» **EXERCISE TASK**
Without the pictures, repeat the listing character for character.
↓↓↓
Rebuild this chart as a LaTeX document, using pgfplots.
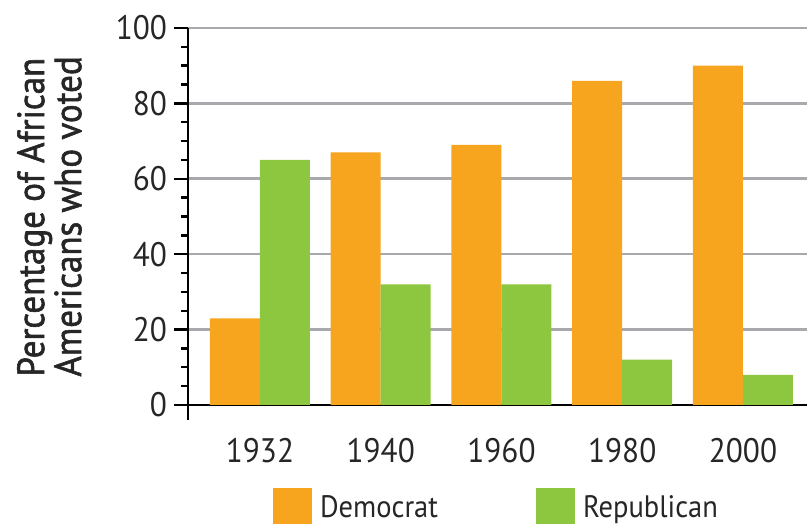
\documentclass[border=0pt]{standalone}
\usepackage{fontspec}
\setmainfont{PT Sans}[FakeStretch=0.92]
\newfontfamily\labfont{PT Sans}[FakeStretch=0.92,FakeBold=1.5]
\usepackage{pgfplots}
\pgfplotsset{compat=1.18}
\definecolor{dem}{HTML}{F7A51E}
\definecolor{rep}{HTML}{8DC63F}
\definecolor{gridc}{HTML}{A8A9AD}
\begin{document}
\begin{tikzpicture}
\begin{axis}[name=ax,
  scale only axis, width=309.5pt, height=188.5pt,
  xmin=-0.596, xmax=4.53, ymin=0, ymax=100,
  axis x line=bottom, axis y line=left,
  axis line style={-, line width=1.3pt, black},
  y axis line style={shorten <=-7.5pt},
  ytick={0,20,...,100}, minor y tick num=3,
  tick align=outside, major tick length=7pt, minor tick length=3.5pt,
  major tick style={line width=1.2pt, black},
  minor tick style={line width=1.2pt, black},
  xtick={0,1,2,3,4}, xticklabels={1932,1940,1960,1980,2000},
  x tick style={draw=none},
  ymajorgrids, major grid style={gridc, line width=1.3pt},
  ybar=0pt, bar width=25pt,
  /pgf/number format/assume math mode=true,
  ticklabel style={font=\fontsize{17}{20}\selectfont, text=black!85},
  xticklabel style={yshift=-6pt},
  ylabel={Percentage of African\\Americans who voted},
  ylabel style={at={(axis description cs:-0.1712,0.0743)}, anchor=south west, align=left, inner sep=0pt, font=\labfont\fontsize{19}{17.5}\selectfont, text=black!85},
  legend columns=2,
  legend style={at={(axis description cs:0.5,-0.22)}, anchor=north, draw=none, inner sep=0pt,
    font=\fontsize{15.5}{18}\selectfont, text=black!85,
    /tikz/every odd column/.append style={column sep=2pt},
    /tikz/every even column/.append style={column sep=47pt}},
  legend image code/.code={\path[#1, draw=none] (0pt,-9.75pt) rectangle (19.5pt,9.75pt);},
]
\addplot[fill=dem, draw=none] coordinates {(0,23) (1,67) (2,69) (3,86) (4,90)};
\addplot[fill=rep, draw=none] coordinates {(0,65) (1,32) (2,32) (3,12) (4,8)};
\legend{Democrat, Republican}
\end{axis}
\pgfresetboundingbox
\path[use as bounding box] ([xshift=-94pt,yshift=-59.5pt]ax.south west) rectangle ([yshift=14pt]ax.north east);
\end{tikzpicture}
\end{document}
↑↑↑
» **ANSWER TO THIS PROBLEM**
Rebuild this chart as a LaTeX document, using pgfplots.
\documentclass[border=0pt]{standalone}
\usepackage{fontspec}
\setmainfont{PT Sans}[FakeStretch=0.92]
\newfontfamily\labfont{PT Sans}[FakeStretch=0.92,FakeBold=1.5]
\usepackage{pgfplots}
\pgfplotsset{compat=1.18}
\definecolor{dem}{HTML}{F7A51E}
\definecolor{rep}{HTML}{8DC63F}
\definecolor{gridc}{HTML}{A8A9AD}
\begin{document}
\begin{tikzpicture}
\begin{axis}[name=ax,
  scale only axis, width=309.5pt, height=188.5pt,
  xmin=-0.596, xmax=4.53, ymin=0, ymax=100,
  axis x line=bottom, axis y line=left,
  axis line style={-, line width=1.3pt, black},
  y axis line style={shorten <=-7.5pt},
  ytick={0,20,...,100}, minor y tick num=3,
  tick align=outside, major tick length=7pt, minor tick length=3.5pt,
  major tick style={line width=1.2pt, black},
  minor tick style={line width=1.2pt, black},
  xtick={0,1,2,3,4}, xticklabels={1932,1940,1960,1980,2000},
  x tick style={draw=none},
  ymajorgrids, major grid style={gridc, line width=1.3pt},
  ybar=0pt, bar width=25pt,
  /pgf/number format/assume math mode=true,
  ticklabel style={font=\fontsize{17}{20}\selectfont, text=black!85},
  xticklabel style={yshift=-6pt},
  ylabel={Percentage of African\\Americans who voted},
  ylabel style={at={(axis description cs:-0.1712,0.0743)}, anchor=south west, align=left, inner sep=0pt, font=\labfont\fontsize{19}{17.5}\selectfont, text=black!85},
  legend columns=2,
  legend style={at={(axis description cs:0.5,-0.22)}, anchor=north, draw=none, inner sep=0pt,
    font=\fontsize{15.5}{18}\selectfont, text=black!85,
    /tikz/every odd column/.append style={column sep=2pt},
    /tikz/every even column/.append style={column sep=47pt}},
  legend image code/.code={\path[#1, draw=none] (0pt,-9.75pt) rectangle (19.5pt,9.75pt);},
]
\addplot[fill=dem, draw=none] coordinates {(0,23) (1,67) (2,69) (3,86) (4,90)};
\addplot[fill=rep, draw=none] coordinates {(0,65) (1,32) (2,32) (3,12) (4,8)};
\legend{Democrat, Republican}
\end{axis}
\pgfresetboundingbox
\path[use as bounding box] ([xshift=-94pt,yshift=-59.5pt]ax.south west) rectangle ([yshift=14pt]ax.north east);
\end{tikzpicture}
\end{document}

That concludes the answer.